Under the Spell of a Gypsy

gypsy

It has been more than a year – if you can believe it — since your loyal beer geeks sat down deliberatively to hold forth on the merits or sad shortcomings of a given beer. That’s right, we’ve kinda stopped writing beer reviews. (We did not stop drinking beer.)

Why? Maybe we were just busy with life and, oh you know, finally finishing our second book, or we just got lazy. But what’s probably closer to the truth is that we haven’t felt that same “eee gads” compulsion that we used to when we’d taste a new batshit flavor of beer and nearly shit our pants. Yes, like married yuppies so familiar with each other’s bodies from years of cohabitation, we just haven’t been thrilled by any of the hundreds of beers we’ve sipped lately. (There’s better beer than ever before in history of course, we’re just harder to surprise nowadays.) Which is why when we put a chilled wine glass of Gypsy Ale to our lips this week, we felt something downstairs stir. Pronouncements were made, a second bottle opened, pictures were staged, and texts were texted. We’re back baby, we’re back!

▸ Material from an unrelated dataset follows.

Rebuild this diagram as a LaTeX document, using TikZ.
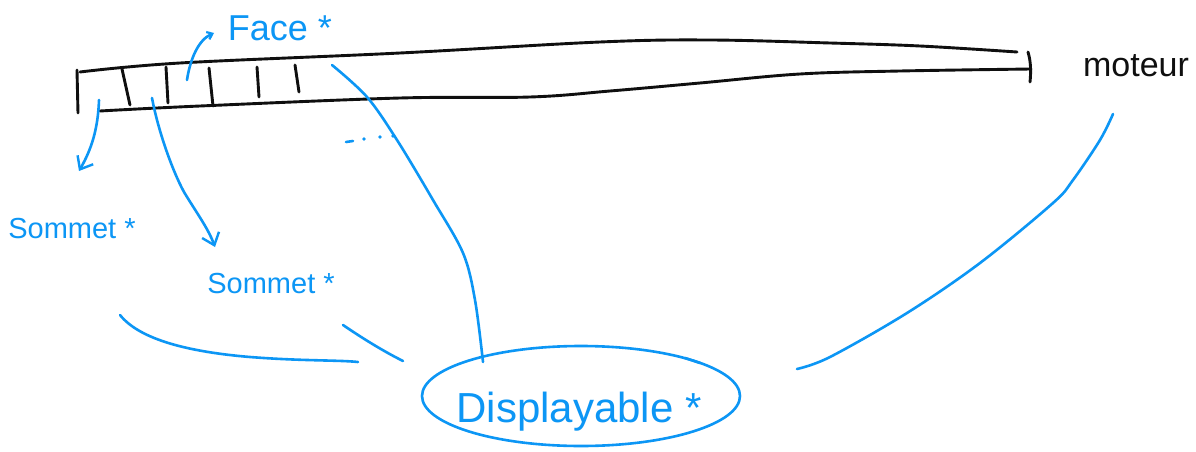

Gypsy Ale is a variation on California-style brett beer brewed using rye malt and locally grown plums. (The brewers claim they listen to traditional gypsy jams while fermenting this thing.) It’s plenty sour and effervescent with a little funk, but if comparisons are your thing, it’s less extreme in its pucker-iness than Russian River and more subtle than Jolly Pumpkin. It has something else going for it.

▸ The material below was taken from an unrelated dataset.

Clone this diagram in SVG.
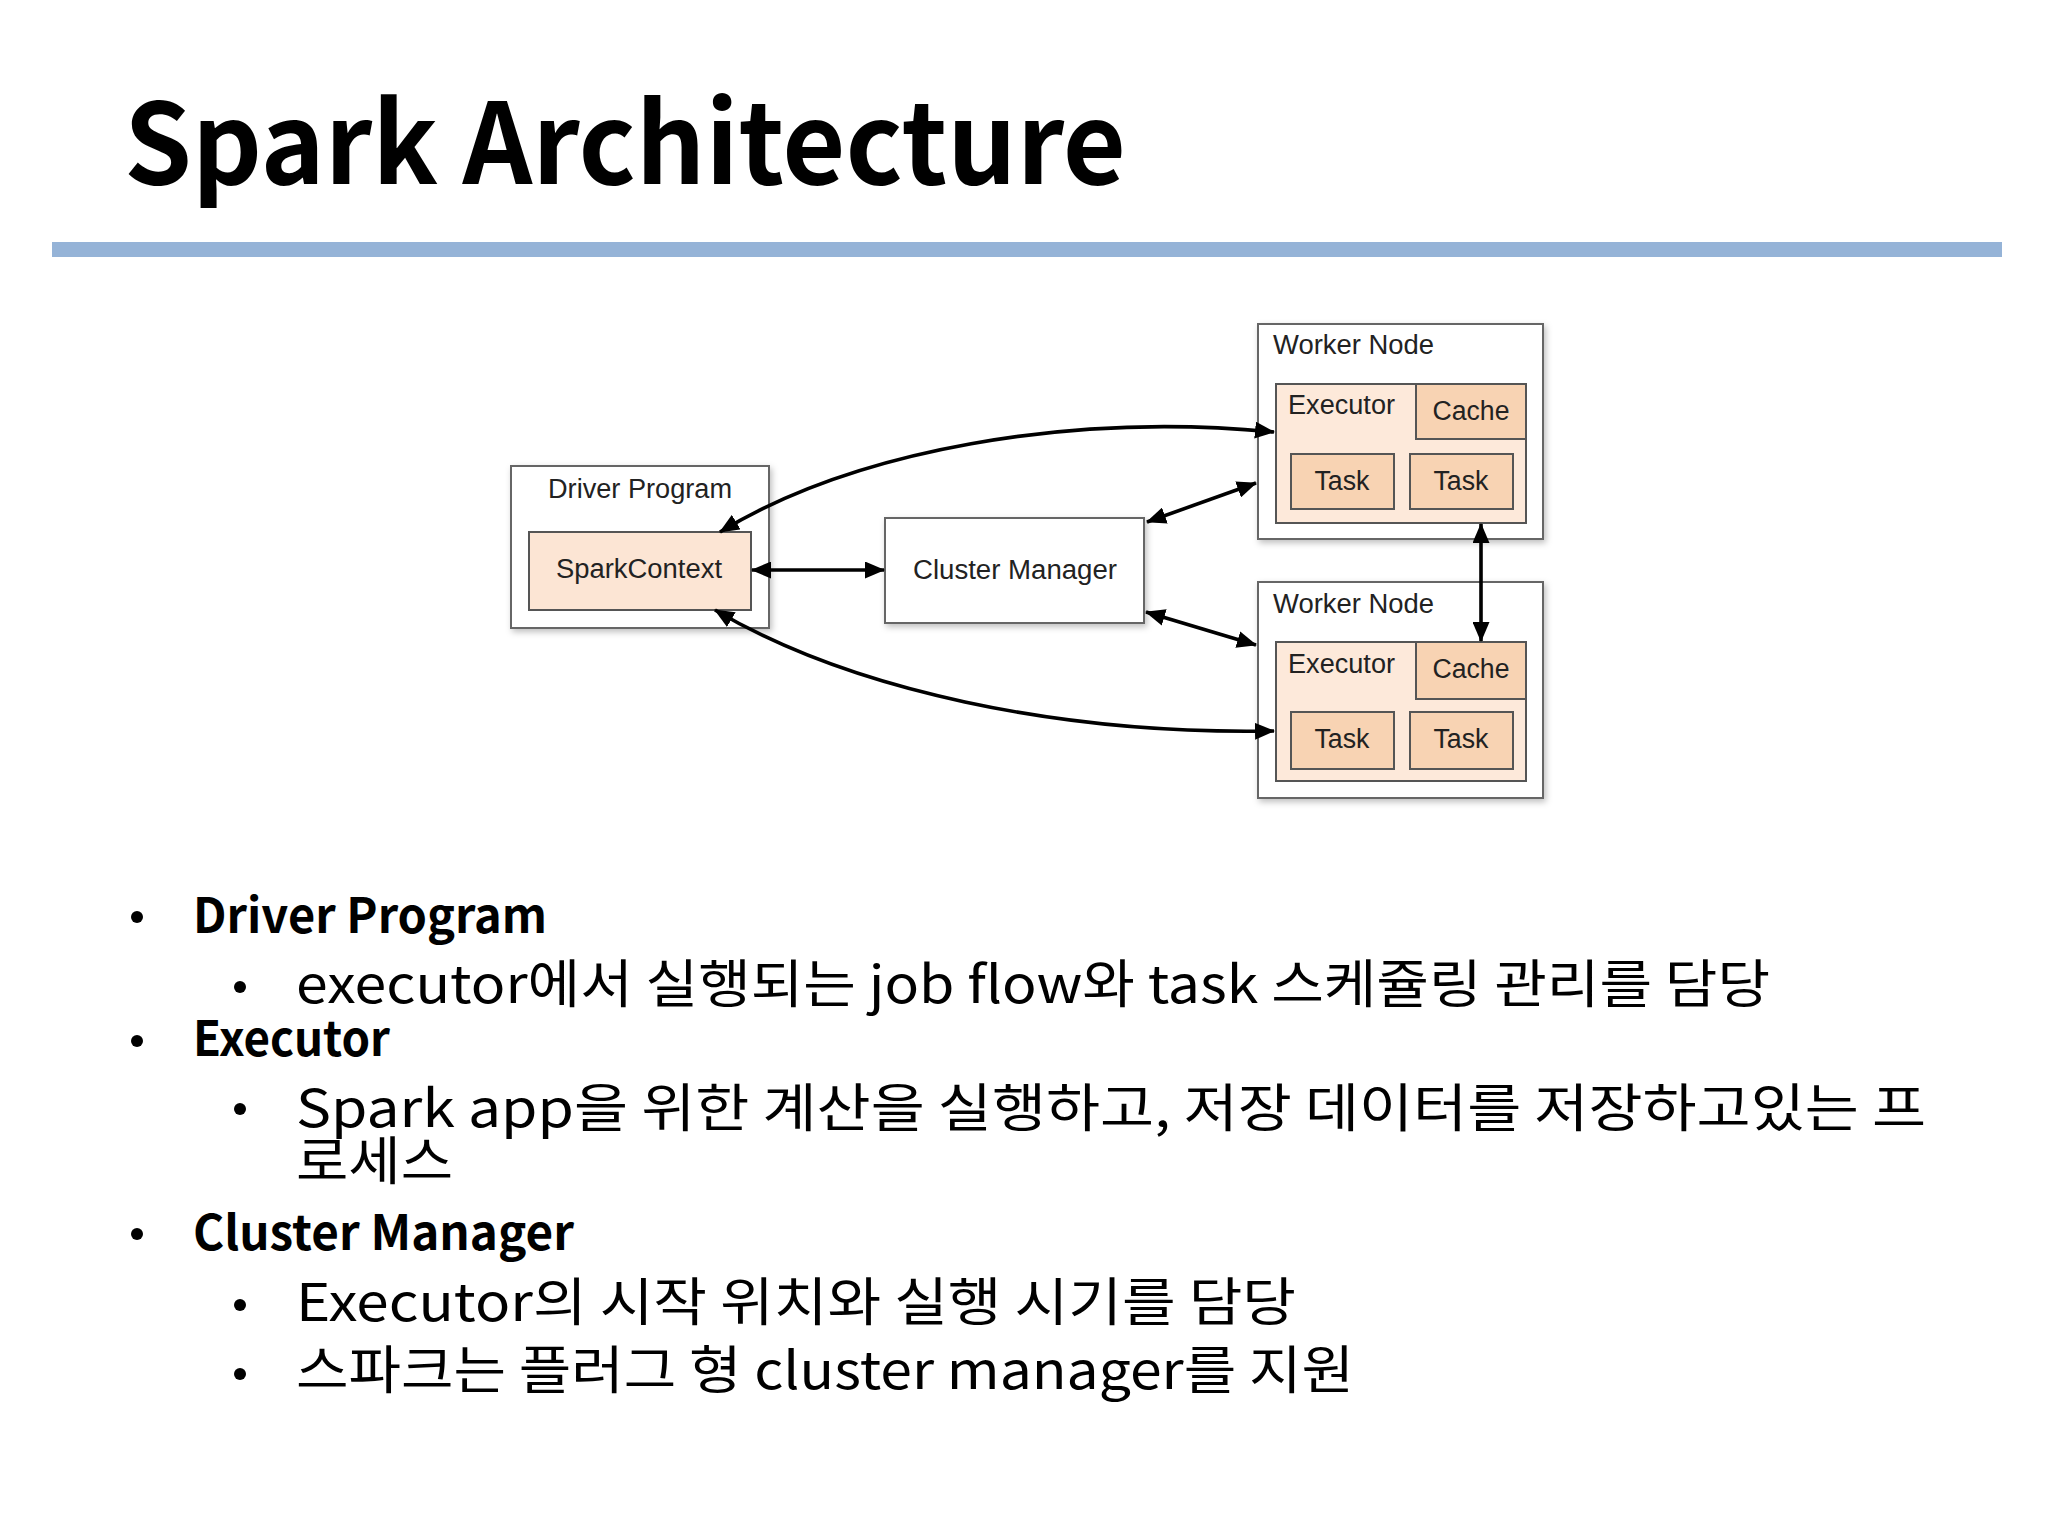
<svg xmlns="http://www.w3.org/2000/svg" width="2048" height="1536" viewBox="0 0 2048 1536">
<defs>
<style>
.title{font-family:"Noto Sans CJK KR","Open Sans",sans-serif;font-weight:bold;font-size:112px;fill:#000}
.l1{font-family:"Noto Sans CJK KR",sans-serif;font-weight:bold;font-size:48px;fill:#000}
.l2{font-family:"Noto Sans CJK KR",sans-serif;font-size:52px;fill:#000}
.lbl{font-family:"Liberation Sans",Arial,sans-serif;font-size:27px;fill:#222}
.outer{fill:#fff;stroke:#666;stroke-width:2}
.exec{fill:#fde9da;stroke:#555;stroke-width:2}
.inner{fill:#f8d3b3;stroke:#555;stroke-width:2}
.sc{fill:#fce5d4;stroke:#555;stroke-width:2}
.conn{fill:none;stroke:#000;stroke-width:3.6}
</style>
<marker id="ah" viewBox="0 0 20 17" markerWidth="20" markerHeight="17" refX="19" refY="8.5" orient="auto-start-reverse" markerUnits="userSpaceOnUse">
<path d="M0,0 L20,8.5 L0,17 z" fill="#000"/>
</marker>
<filter id="sh" x="-10%" y="-10%" width="125%" height="130%">
<feDropShadow dx="2" dy="3" stdDeviation="3" flood-color="#000" flood-opacity="0.25"/>
</filter>
</defs>
<rect width="2048" height="1536" fill="#fff"/>

<g id="header">
<text class="title" x="124" y="184" textLength="1002" lengthAdjust="spacingAndGlyphs">Spark Architecture</text>
<rect x="52" y="242" width="1950" height="15" fill="#95b3d7"/>
</g>

<g id="driver-program">
<rect class="outer" x="511" y="466" width="258" height="162" filter="url(#sh)"/>
<text class="lbl" x="640" y="498" text-anchor="middle" textLength="184" lengthAdjust="spacingAndGlyphs">Driver Program</text>
<g id="spark-context">
<rect class="sc" x="529" y="532" width="222" height="78"/>
<text class="lbl" x="639" y="578" text-anchor="middle" textLength="166" lengthAdjust="spacingAndGlyphs">SparkContext</text>
</g>
</g>

<g id="cluster-manager">
<rect class="outer" x="885" y="518" width="259" height="105" filter="url(#sh)"/>
<text class="lbl" x="1015" y="579" text-anchor="middle" textLength="204" lengthAdjust="spacingAndGlyphs">Cluster Manager</text>
</g>

<g id="worker-node-1">
<rect class="outer" x="1258" y="324" width="285" height="215" filter="url(#sh)"/>
<text class="lbl" x="1273" y="354" textLength="161" lengthAdjust="spacingAndGlyphs">Worker Node</text>
<g id="executor-1">
<rect class="exec" x="1276" y="384" width="250" height="139"/>
<text class="lbl" x="1288" y="414" textLength="107" lengthAdjust="spacingAndGlyphs">Executor</text>
<rect class="inner" x="1416" y="384" width="110" height="55"/>
<text class="lbl" x="1471" y="420" text-anchor="middle" textLength="77" lengthAdjust="spacingAndGlyphs">Cache</text>
<rect class="inner" x="1291" y="454" width="103" height="55"/>
<text class="lbl" x="1342" y="490" text-anchor="middle" textLength="55" lengthAdjust="spacingAndGlyphs">Task</text>
<rect class="inner" x="1410" y="454" width="103" height="55"/>
<text class="lbl" x="1461" y="490" text-anchor="middle" textLength="55" lengthAdjust="spacingAndGlyphs">Task</text>
</g>
</g>

<g id="worker-node-2">
<rect class="outer" x="1258" y="582" width="285" height="216" filter="url(#sh)"/>
<text class="lbl" x="1273" y="613" textLength="161" lengthAdjust="spacingAndGlyphs">Worker Node</text>
<g id="executor-2">
<rect class="exec" x="1276" y="642" width="250" height="139"/>
<text class="lbl" x="1288" y="673" textLength="107" lengthAdjust="spacingAndGlyphs">Executor</text>
<rect class="inner" x="1416" y="642" width="110" height="57"/>
<text class="lbl" x="1471" y="678" text-anchor="middle" textLength="77" lengthAdjust="spacingAndGlyphs">Cache</text>
<rect class="inner" x="1291" y="712" width="103" height="57"/>
<text class="lbl" x="1342" y="748" text-anchor="middle" textLength="55" lengthAdjust="spacingAndGlyphs">Task</text>
<rect class="inner" x="1410" y="712" width="103" height="57"/>
<text class="lbl" x="1461" y="748" text-anchor="middle" textLength="55" lengthAdjust="spacingAndGlyphs">Task</text>
</g>
</g>

<g id="connectors">
<line class="conn" x1="752" y1="570" x2="884" y2="570" marker-start="url(#ah)" marker-end="url(#ah)"/>
<path class="conn" d="M720,532 C855,450 1070,412 1274,432" marker-start="url(#ah)" marker-end="url(#ah)"/>
<path class="conn" d="M715,610 C850,690 1060,735 1274,731" marker-start="url(#ah)" marker-end="url(#ah)"/>
<line class="conn" x1="1147" y1="522" x2="1256" y2="483" marker-start="url(#ah)" marker-end="url(#ah)"/>
<line class="conn" x1="1146" y1="612" x2="1256" y2="645" marker-start="url(#ah)" marker-end="url(#ah)"/>
<line class="conn" x1="1481" y1="524" x2="1481" y2="641" marker-start="url(#ah)" marker-end="url(#ah)"/>
</g>

<g id="bullets">
<circle cx="137" cy="917" r="6"/>
<text class="l1" x="193" y="933" textLength="354" lengthAdjust="spacingAndGlyphs">Driver Program</text>
<circle cx="240" cy="987" r="6"/>
<text class="l2" x="296" y="1003" textLength="1474" lengthAdjust="spacingAndGlyphs">executor에서 실행되는 job flow와 task 스케쥴링 관리를 담당</text>
<circle cx="137" cy="1041" r="6"/>
<text class="l1" x="193" y="1056" textLength="197" lengthAdjust="spacingAndGlyphs">Executor</text>
<circle cx="240" cy="1109" r="6"/>
<text class="l2" x="296" y="1127" textLength="1630" lengthAdjust="spacingAndGlyphs">Spark app을 위한 계산을 실행하고, 저장 데이터를 저장하고있는 프</text>
<text class="l2" x="296" y="1180" textLength="157" lengthAdjust="spacingAndGlyphs">로세스</text>
<circle cx="137" cy="1234" r="6"/>
<text class="l1" x="193" y="1250" textLength="381" lengthAdjust="spacingAndGlyphs">Cluster Manager</text>
<circle cx="240" cy="1305" r="6"/>
<text class="l2" x="296" y="1321" textLength="1000" lengthAdjust="spacingAndGlyphs">Executor의 시작 위치와 실행 시기를 담당</text>
<circle cx="240" cy="1374" r="6"/>
<text class="l2" x="296" y="1389" textLength="1058" lengthAdjust="spacingAndGlyphs">스파크는 플러그 형 cluster manager를 지원</text>
</g>
</svg>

One word: Salt. Gypsy Ale is salty. It’s refreshing in a way only tart booze and salt can be (see “Margaritas” and “Gatorade Cocktails”). But the closest thing we can recall tasting was a beer experience about 2 years ago in East Los Angeles at a club called Eastside Luv. Imagine for a second that you’re riding high on having just seen Pavement re-unite in concert (we had) and you’re stopping in for a night cap at your neighborhood bar. You sidle up to the bartender and order a beer while a Morrissey cover band is playing so loud he can only guess at your words and indeed what he hands you instead is a Miller High Life with a testicle-sized Saladito bobbing at the bottom of your glass. At first your bummer, but then you realize that sure it’s watery but that tart saltiness that dissolving makes it infinitely better.

It was good then, and it’s sublime now.

Soundtrack: Woods, “Size Meets the Sound”
Cheese: Holy Moly, a stinky goats cheese made by Bohemian Creamery — its rind is washed in Consecration.